Shipping screens is easy; shipping a maintainable, performant Flutter app that survives growth is not. This guide walks through the decisions that separate production Flutter from prototypes — architecture, state, testing, and release.
Project architecture
Adopt a layered structure — presentation, domain, and data — so features stay modular and testable. Feature-first folders scale better than type-first as the app grows.

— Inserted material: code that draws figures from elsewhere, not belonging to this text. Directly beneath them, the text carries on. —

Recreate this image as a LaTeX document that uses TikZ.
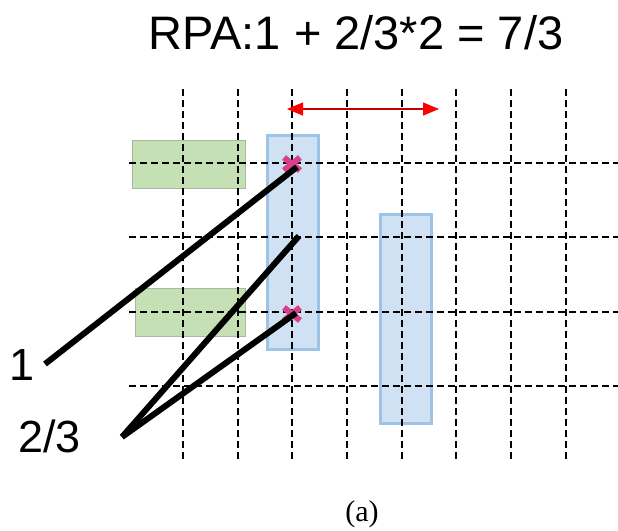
\documentclass[tikz,border=0pt]{standalone}
\usepackage{fontspec}
\setmainfont{Liberation Serif}
\newfontfamily\arialf{Liberation Sans}
\usetikzlibrary{arrows.meta,calc}
\definecolor{gfill}{HTML}{C5E0B4}
\definecolor{gline}{HTML}{A9B8A0}
\definecolor{bfill}{HTML}{CFE1F2}
\definecolor{bline}{HTML}{9DC3E6}
\definecolor{xmag}{HTML}{D9408A}
\definecolor{darr}{HTML}{C00000}
\tikzset{
  gridline/.style={black, line width=2.6pt, dash pattern=on 7pt off 4pt},
  greenbox/.style={fill=gfill, draw=gline, line width=0.8pt},
  bluebox/.style={fill=bfill, draw=bline, line width=3.5pt},
  xmark/.style={xmag, line width=6pt},
  thick line/.style={black, line width=6pt},
  lbl/.style={font=\arialf\fontsize{45}{50}\selectfont, inner sep=0pt},
}
\begin{document}
\begin{tikzpicture}[x=1pt,y=-1pt]
\useasboundingbox (0,0) rectangle (618,530);
% rectangles
\draw[greenbox] (132,140) rectangle (245,188);
\draw[greenbox] (135,288) rectangle (245,336);
\draw[bluebox] (267.5,135.5) rectangle (318.5,349.5);
\draw[bluebox] (380.5,214.5) rectangle (431.5,423.5);
% grid
\foreach \x in {183,238,292,347,402,456,511,566}
  \draw[gridline] (\x,89) -- (\x,460);
\foreach \y in {163,237,312,386}
  \draw[gridline] (129,\y) -- (618,\y);
% arrow
\coordinate (al) at (287,109);
\coordinate (ar) at (439,109);
\draw[darr, line width=1.3pt, {Triangle[length=16pt,width=13pt,color=red]}-{Triangle[length=16pt,width=13pt,color=red]}] (al) -- (ar);
% crosses
\coordinate (c1) at (292,164);
\coordinate (c2) at (292,314);
\foreach \c in {c1,c2}{
  \draw[xmark] ($(\c)+(-8,-6.5)$) -- ($(\c)+(8,6.5)$);
  \draw[xmark] ($(\c)+(-8,6.5)$) -- ($(\c)+(8,-6.5)$);
}
% black lines
\coordinate (e1) at (45,364);
\coordinate (t1) at (297,167);
\coordinate (e2) at (122,437);
\coordinate (t2) at (299,236);
\coordinate (t3) at (296,313);
\draw[thick line] (e1) -- (t1);
\draw[thick line] (e2) -- (t2);
\draw[thick line] (e2) -- (t3);
% texts
\node[font=\arialf\fontsize{47}{52}\selectfont, anchor=base, inner sep=0pt] (title) at (356,49) {RPA:1 + 2/3*2 = 7/3};
\node[lbl, anchor=base west] (one) at (9,380) {1};
\node[lbl, anchor=base west] (twothird) at (18,452) {2/3};
\node[font=\fontsize{30}{33}\selectfont, anchor=base, inner sep=0pt] (cap) at (362,521) {(a)};
\end{tikzpicture}
\end{document}
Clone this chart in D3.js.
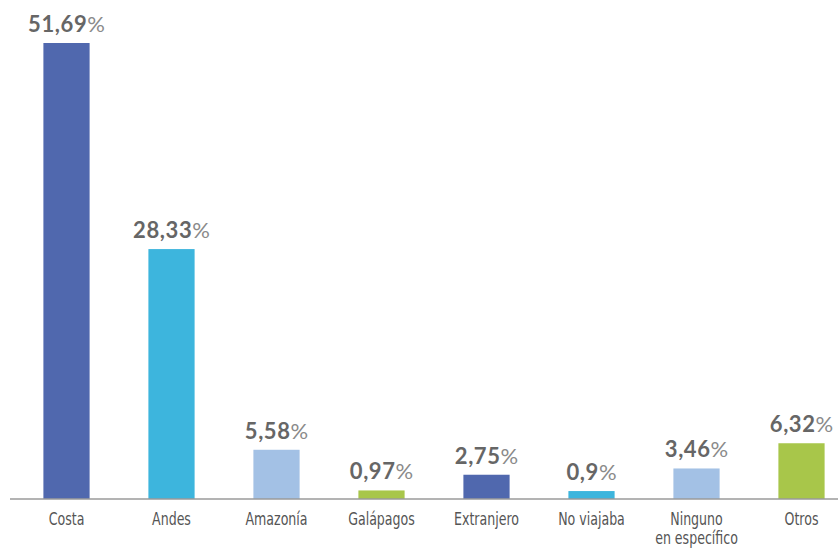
<!DOCTYPE html>
<html>
<head>
<meta charset="utf-8">
<script src="https://cdn.jsdelivr.net/npm/d3@7"></script>
<style>
  html, body { margin: 0; padding: 0; background: #fff; }
  svg { display: block; }
</style>
</head>
<body>
<div id="chart"></div>
<script>
// Datos
const categories = ["Costa", "Andes", "Amazonía", "Galápagos", "Extranjero", "No viajaba", "Ninguno\nen específico", "Otros"];
const values = [51.69, 28.33, 5.58, 0.97, 2.75, 0.9, 3.46, 6.32];
const valueLabels = ["51,69", "28,33", "5,58", "0,97", "2,75", "0,9", "3,46", "6,32"];
const barColors = ["#5068ae", "#3db5dd", "#a3c1e5", "#a8c64a", "#5068ae", "#3db5dd", "#a3c1e5", "#a8c64a"];

const W = 838, H = 548;
const baseY = 499, topY = 43;

const svg = d3.select("#chart")
    .append("svg")
    .attr("width", W)
    .attr("height", H);

// Skalen
const x = d3.scaleBand()
    .domain(categories)
    .range([14, 854])
    .paddingInner(0.56)
    .paddingOuter(0.28);

const y = d3.scaleLinear()
    .domain([0, d3.max(values)])
    .range([baseY, topY]);

// Balken
svg.selectAll(".bar")
    .data(categories)
    .join("rect")
    .attr("class", "bar")
    .attr("x", d => x(d))
    .attr("y", (d, i) => y(values[i]))
    .attr("width", x.bandwidth())
    .attr("height", (d, i) => baseY - y(values[i]))
    .attr("fill", (d, i) => barColors[i]);

// Werte-Beschriftung
const lbl = svg.selectAll(".val")
    .data(categories)
    .join("text")
    .attr("class", "val")
    .attr("x", d => x(d) + x.bandwidth() / 2)
    .attr("y", (d, i) => y(values[i]) - 11)
    .attr("text-anchor", "middle")
    .style("font-family", "Lato, 'Open Sans', sans-serif")
    .style("font-size", "22px");
lbl.append("tspan")
    .style("font-weight", "bold")
    .style("fill", "#666")
    .style("letter-spacing", "0.6px")
    .text((d, i) => valueLabels[i]);
lbl.append("tspan")
    .style("font-weight", "normal")
    .style("fill", "#8a8a8a")
    .text("%");

// X-Achse
const xAxis = d3.axisBottom(x).tickSize(0).tickSizeOuter(0).tickPadding(0);
const gx = svg.append("g")
    .attr("transform", `translate(0,${baseY})`)
    .call(xAxis);
gx.select(".domain")
    .attr("d", `M10,0H${W}`)
    .attr("stroke", "#9a9a9a")
    .attr("stroke-width", 1.5);
gx.selectAll(".tick text").each(function(d) {
    const t = d3.select(this);
    const lines = d.split("\n");
    t.text(null)
        .attr("y", 0)
        .attr("dy", null)
        .attr("transform", "scale(0.8,1)")
        .style("font-family", "'Liberation Sans Narrow', 'DejaVu Sans Condensed', sans-serif")
        .style("font-size", "17.5px")
        .style("fill", "#555");
    lines.forEach((l, k) => {
        t.append("tspan")
            .attr("x", 0)
            .attr("y", 26 + k * 19)
            .text(l);
    });
});
</script>
</body>
</html>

State management: Bloc vs Riverpod vs Provider
- Bloc: predictable, event-driven, great for complex flows and large teams
- Riverpod: flexible, compile-safe, less boilerplate — a strong modern default
- Provider/GetX: fine for smaller apps; watch for anti-patterns at scale
Pick one and be consistent
The biggest state-management mistake is mixing patterns. Choose based on app complexity and team experience, then apply it consistently.
Testing
- Unit tests for domain logic and use cases
- Widget tests for critical UI and states
- Integration tests for core journeys (auth, payments)
CI/CD and release
- Automate builds and tests on every PR
- Use flavors for dev/staging/prod configuration
- Ship to TestFlight and internal tracks before store review
- Automate versioning and changelog for release discipline
Performance
Watch for unnecessary rebuilds, use const constructors, lazy-load lists, and profile with DevTools. Startup time, jank, and memory are the metrics that affect ratings and retention.